Die entscheidende Schlußfolgerung ist hier aber: Wenn sich Professor Ickler aus vielen guten Gründen für das deskriptive Prinzip entschieden hat, dann ist er ganz einfach nicht der richtige Adressat für solche Normierungsvorschläge, denn er versteht Norm als das, was üblich ist, auch wenn er im Textfundus mehrere Schreibweisen für denselben Begriff vorfindet. Mit diesem Ergebnis der empirischen Arbeit muß man sich also von vornherein abfinden (wenn man nicht anders kann, als dies als Nachteil zu verstehen), anstatt immer wieder über das Wörterbuch zu urteilen, daß die Vielzahl der als fakultativ festgestellten und deshalb als fakultativ angebotenen Schreibungen nicht hinnehmbar sei.

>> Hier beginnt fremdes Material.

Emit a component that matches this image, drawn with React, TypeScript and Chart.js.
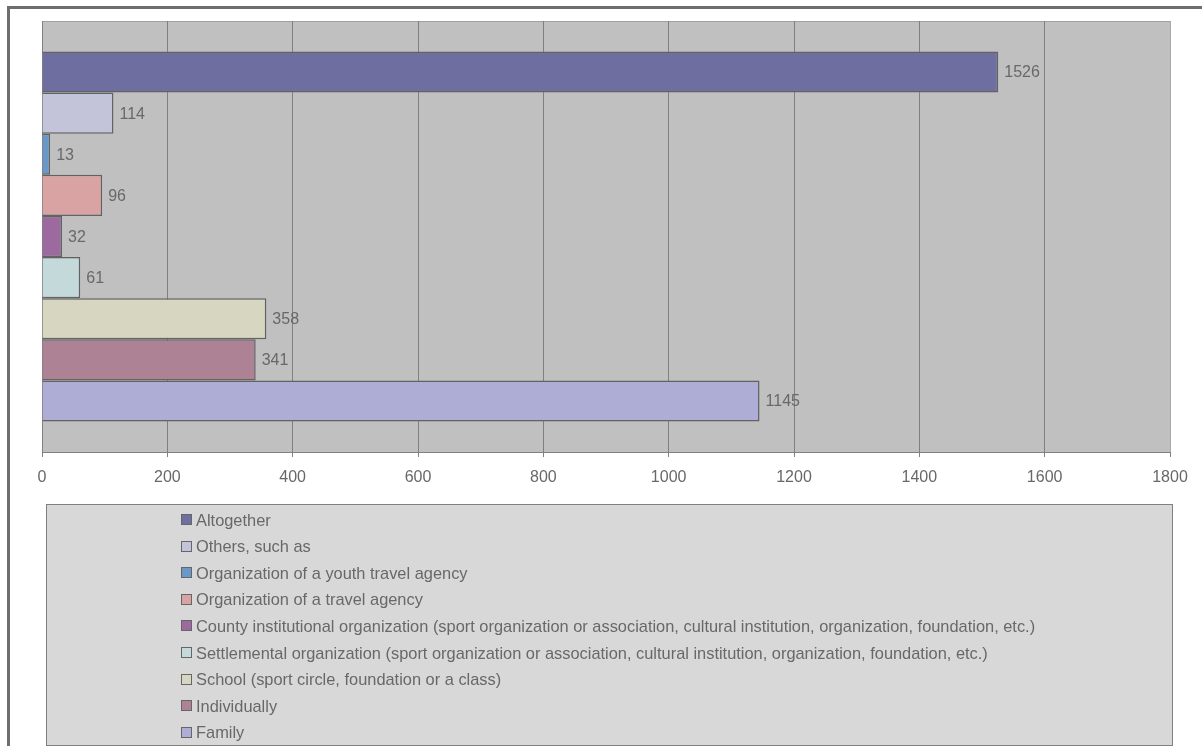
import React, { useEffect, useRef } from "react";
import { Chart, registerables } from "chart.js";

Chart.register(...registerables);

const seriesNames: string[] = [
  "Altogether",
  "Others, such as",
  "Organization of a youth travel agency",
  "Organization of a travel agency",
  "County institutional organization (sport organization or association, cultural institution, organization, foundation, etc.)",
  "Settlemental organization (sport organization or association, cultural institution, organization, foundation, etc.)",
  "School (sport circle, foundation or a class)",
  "Individually",
  "Family",
];

const seriesValues: number[] = [1526, 114, 13, 96, 32, 61, 358, 341, 1145];

const seriesColors: string[] = [
  "#6E6EA0",
  "#C3C3DA",
  "#6A98C8",
  "#D9A3A3",
  "#9C6A9E",
  "#C4DADA",
  "#D6D6C1",
  "#AD8295",
  "#ADADD6",
];

const categories: string[] = [""];
const xMin = 0;
const xMax = 1800;
const xStep = 200;

const FONT = '"Liberation Sans", Arial, sans-serif';
const TEXT_COLOR = "#686868";

const backgroundPlugin = {
  id: "bgFrame",
  beforeDraw(chart: any) {
    const { ctx, chartArea, width, height } = chart;
    ctx.save();
    ctx.fillStyle = "#FFFFFF";
    ctx.fillRect(0, 0, width, height);
    ctx.strokeStyle = "#6E6E6E";
    ctx.lineWidth = 3;
    ctx.beginPath();
    ctx.moveTo(8.5, height + 10);
    ctx.lineTo(8.5, 7.5);
    ctx.lineTo(width + 10, 7.5);
    ctx.stroke();
    ctx.fillStyle = "#C0C0C0";
    ctx.fillRect(chartArea.left, chartArea.top, chartArea.right - chartArea.left, chartArea.bottom - chartArea.top);
    ctx.strokeStyle = "#A0A0A0";
    ctx.lineWidth = 1;
    ctx.strokeRect(chartArea.left + 0.5, chartArea.top + 0.5, chartArea.right - chartArea.left, chartArea.bottom - chartArea.top);
    ctx.restore();
  },
};

const valueLabelPlugin = {
  id: "valueLabels",
  afterDatasetsDraw(chart: any) {
    const { ctx } = chart;
    ctx.save();
    ctx.font = `16px ${FONT}`;
    ctx.fillStyle = TEXT_COLOR;
    ctx.textAlign = "left";
    ctx.textBaseline = "middle";
    chart.data.datasets.forEach((ds: any, i: number) => {
      const meta = chart.getDatasetMeta(i);
      meta.data.forEach((el: any, j: number) => {
        ctx.fillText(String(ds.data[j]), el.x + 6, el.y + 1);
      });
    });
    ctx.restore();
  },
};

const legendPlugin = {
  id: "boxLegend",
  afterDraw(chart: any) {
    const { ctx } = chart;
    const bx = 46.5, by = 504.5, bw = 1126, bh = 241;
    ctx.save();
    ctx.fillStyle = "#D8D8D8";
    ctx.fillRect(bx, by, bw, bh);
    ctx.strokeStyle = "#808080";
    ctx.lineWidth = 1;
    ctx.strokeRect(bx, by, bw, bh);
    ctx.font = `16.4px ${FONT}`;
    ctx.textAlign = "left";
    ctx.textBaseline = "middle";
    const startY = 520;
    const step = 26.6;
    chart.data.datasets.forEach((ds: any, i: number) => {
      const cy = startY + i * step;
      ctx.fillStyle = ds.backgroundColor;
      ctx.fillRect(182, Math.round(cy) - 5, 9, 9);
      ctx.strokeStyle = "#666666";
      ctx.strokeRect(181.5, Math.round(cy) - 5.5, 10, 10);
      ctx.fillStyle = TEXT_COLOR;
      ctx.fillText(ds.label, 196, cy + 1);
    });
    ctx.restore();
  },
};

export default function App() {
  const ref = useRef<HTMLCanvasElement | null>(null);

  useEffect(() => {
    document.body.style.margin = "0";
    const canvas = ref.current;
    if (!canvas) return;
    const chart = new Chart(canvas, {
      type: "bar",
      data: {
        labels: categories,
        datasets: seriesNames.map((name, i) => ({
          label: name,
          data: [seriesValues[i]],
          backgroundColor: seriesColors[i],
          borderColor: "#626262",
          borderWidth: 1.5,
          categoryPercentage: 0.8585,
          barPercentage: 1,
        })),
      },
      options: {
        indexAxis: "y",
        animation: false,
        responsive: false,
        maintainAspectRatio: false,
        layout: { padding: { left: 42, top: 21, right: 32, bottom: 264 } },
        plugins: {
          legend: { display: false },
          tooltip: { enabled: false },
        },
        scales: {
          x: {
            type: "linear",
            position: "bottom",
            min: xMin,
            max: xMax,
            ticks: {
              stepSize: xStep,
              color: TEXT_COLOR,
              font: { family: FONT, size: 16 },
              padding: 11,
              callback: (v: any) => String(v),
            },
            grid: {
              color: (c: any) => (c.tick && c.tick.value === xMax ? "#A8A8A8" : "#808080"),
              tickColor: "#808080",
              tickLength: 5,
              lineWidth: 1,
            },
            border: { color: "#808080", width: 1 },
            afterFit: (s: any) => {
              s.height = 30;
            },
          },
          y: {
            type: "category",
            display: false,
          },
        },
      } as any,
      plugins: [backgroundPlugin, valueLabelPlugin, legendPlugin],
    });
    return () => chart.destroy();
  }, []);

  return <canvas ref={ref} width={1202} height={746} style={{ display: "block" }} />;
}
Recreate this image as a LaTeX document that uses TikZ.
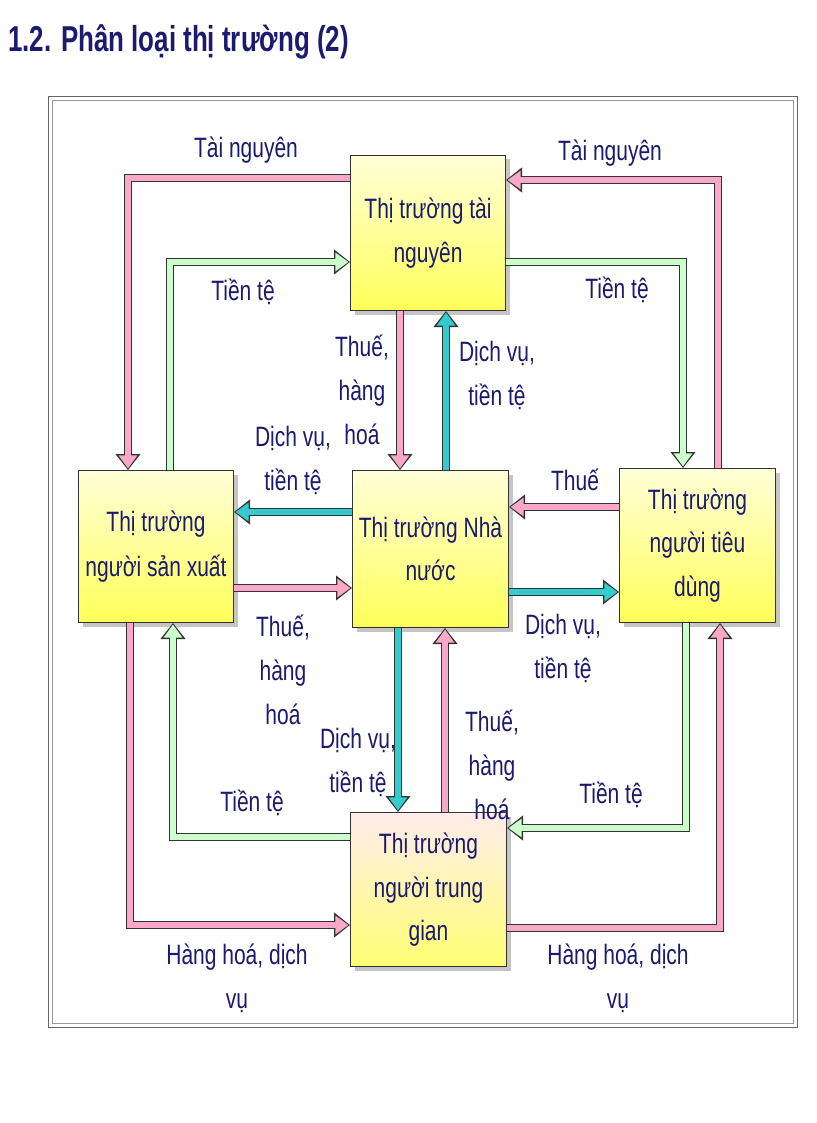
\documentclass[tikz,border=0pt]{standalone}
\usepackage{fontspec}
\setmainfont{Liberation Sans}
\usetikzlibrary{arrows.meta,calc,shadows}
\definecolor{navy}{HTML}{1A1A6E}
\definecolor{pk}{HTML}{F9A8C8}
\definecolor{gr}{HTML}{CCFFCC}
\definecolor{cy}{HTML}{33CCCC}
\definecolor{ol}{HTML}{333333}
\tikzset{
 box/.style={draw=ol,line width=1pt,inner sep=0pt,anchor=north west,align=center,
   text=navy,font=\fontsize{28}{44}\selectfont,top color=yellow!15,bottom color=yellow!65,
   drop shadow={shadow xshift=4pt,shadow yshift=-4pt,fill=black!45}},
 fat/.style={line width=6pt,draw=#1,line join=miter,shorten >=1.6pt,
   -{Triangle[length=13pt,width=18pt]},
   preaction={draw=ol,line width=8.5pt,line join=miter,shorten >=0pt,-{Triangle[length=16pt,width=24pt]}}},
 lbl/.style={text=navy,align=center,font=\fontsize{28}{44}\selectfont,xscale=0.75}
}
\newcommand{\bx}[1]{\scalebox{0.75}[1]{\shortstack{#1}}}
\begin{document}
\begin{tikzpicture}[x=1pt,y=-1pt]
\useasboundingbox (0,0) rectangle (816,1123);
\node[anchor=west,inner sep=0pt,text=navy,font=\bfseries\fontsize{36}{40}\selectfont] (title) at (8,42) {\scalebox{0.72}[1]{1.2. Phân loại thị trường (2)}};
\draw[black!60,line width=1pt] (48,97) rectangle (797,1027);
\draw[black!40,line width=1pt] (52,101) rectangle (793,1023);
\node[box,minimum width=155pt,minimum height=155pt] (tn) at (350,155) {\bx{Thị trường tài\\[14pt]nguyên}};
\node[box,minimum width=156pt,minimum height=157pt] (nn) at (352,470) {\bx{Thị trường Nhà\\[14pt]nước}};
\node[box,minimum width=155pt,minimum height=152pt] (sx) at (78,470) {\bx{Thị trường\\[14pt]người sản xuất}};
\node[box,minimum width=156pt,minimum height=154pt] (td) at (619,468) {\bx{Thị trường\\[14pt]người tiêu\\[14pt]dùng}};
\node[box,minimum width=156pt,minimum height=154pt,top color=pink!30,bottom color=yellow!55] (tg) at (350,812) {\bx{Thị trường\\[14pt]người trung\\[14pt]gian}};
% connector points
\coordinate (a1) at ($(tn.north west)+(0,23)$);
\coordinate (b1) at ($(sx.north west)+(50,0)$);
\coordinate (a2) at ($(sx.north west)+(92,0)$);
\coordinate (b2) at ($(tn.north west)+(0,107)$);
\coordinate (a3) at ($(td.north west)+(99,0)$);
\coordinate (b3) at ($(tn.north east)+(0,25)$);
\coordinate (a4) at ($(tn.north east)+(0,107)$);
\coordinate (b4) at ($(td.north west)+(64,0)$);
\coordinate (a5) at ($(tn.south west)+(50,0)$);
\coordinate (a6) at ($(nn.north west)+(94,0)$);
\coordinate (a7) at ($(nn.north west)+(0,42)$);
\coordinate (a8) at ($(sx.north east)+(0,118)$);
\coordinate (a9) at ($(td.north west)+(0,39)$);
\coordinate (a10) at ($(nn.north east)+(0,122)$);
\coordinate (a11) at ($(nn.south west)+(46,0)$);
\coordinate (a12) at ($(tg.north west)+(95,0)$);
\coordinate (a13) at ($(tg.north west)+(0,25)$);
\coordinate (b13) at ($(sx.south west)+(95,0)$);
\coordinate (a14) at ($(sx.south west)+(52,0)$);
\coordinate (b14) at ($(tg.north west)+(0,113)$);
\coordinate (a15) at ($(td.south west)+(67,0)$);
\coordinate (b15) at ($(tg.north east)+(0,16)$);
\coordinate (a16) at ($(tg.north east)+(0,116)$);
\coordinate (b16) at ($(td.south west)+(101,0)$);
\draw[fat=pk] (a1) -| (b1);
\draw[fat=gr] (a2) |- (b2);
\draw[fat=pk] (a3) |- (b3);
\draw[fat=gr] (a4) -| (b4);
\draw[fat=pk] (a5) -- (a5 |- nn.north);
\draw[fat=cy] (a6) -- (a6 |- tn.south);
\draw[fat=cy] (a7) -- (a7 -| sx.east);
\draw[fat=pk] (a8) -- (a8 -| nn.west);
\draw[fat=pk] (a9) -- (a9 -| nn.east);
\draw[fat=cy] (a10) -- (a10 -| td.west);
\draw[fat=cy] (a11) -- (a11 |- tg.north);
\draw[fat=pk] (a12) -- (a12 |- nn.south);
\draw[fat=gr] (a13) -| (b13);
\draw[fat=pk] (a14) |- (b14);
\draw[fat=gr] (a15) |- (b15);
\draw[fat=pk] (a16) -| (b16);
% labels
\node[lbl] (l1) at (246,150) {Tài nguyên};
\node[lbl] (l2) at (243,292) {Tiền tệ};
\node[lbl] (l3) at (610,153) {Tài nguyên};
\node[lbl] (l4) at (617,290) {Tiền tệ};
\node[lbl] (l5) at (362,390) {Thuế,\\hàng\\hoá};
\node[lbl] (l6) at (497,375) {Dịch vụ,\\tiền tệ};
\node[lbl] (l7) at (293,460) {Dịch vụ,\\tiền tệ};
\node[lbl] (l8) at (283,670) {Thuế,\\hàng\\hoá};
\node[lbl] (l9) at (575,480) {Thuế};
\node[lbl] (l10) at (563,648) {Dịch vụ,\\tiền tệ};
\node[lbl] (l11) at (358,762) {Dịch vụ,\\tiền tệ};
\node[lbl] (l12) at (492,765) {Thuế,\\hàng\\hoá};
\node[lbl] (l13) at (252,803) {Tiền tệ};
\node[lbl] (l14) at (237,978) {Hàng hoá, dịch\\vụ};
\node[lbl] (l15) at (611,795) {Tiền tệ};
\node[lbl] (l16) at (618,978) {Hàng hoá, dịch\\vụ};
\end{tikzpicture}
\end{document}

Der Vollständigkeit halber sei angemerkt, daß eine durchgehende Differenzierung der Varianten nach anderen Gesichtspunkten als nach der Häufigkeit also im weitesten Sinn nach systematischen Kriterien oder nach subjektiv empfundener Qualität, so wie bei für etwas gerade stehen = unmöglich/häßlich/unsystematisch im Prinzip zu derselben tausendfältigen Inkonsequenz im Wörterverzeichnis und zu allen Nachteilen führen würde, die wir im Duden von 1991 hatten. (Herr Riebe kennt natürlich nur wenige Probleme.) Als einzige Möglichkeit, die Getrenntschreibung bei unserem Beispiel herunterzustufen, erscheint mir, ich bleibe dabei, eine Kommentierung des diskutierten Falls mit maximal meist zusammengeschrieben. Daß dies höchstens psychologisch einen gewissen Fortschritt gegenüber dem bisherigen Eintrag darstellt, nicht aber inhaltlich, habe ich bereits zu zeigen versucht.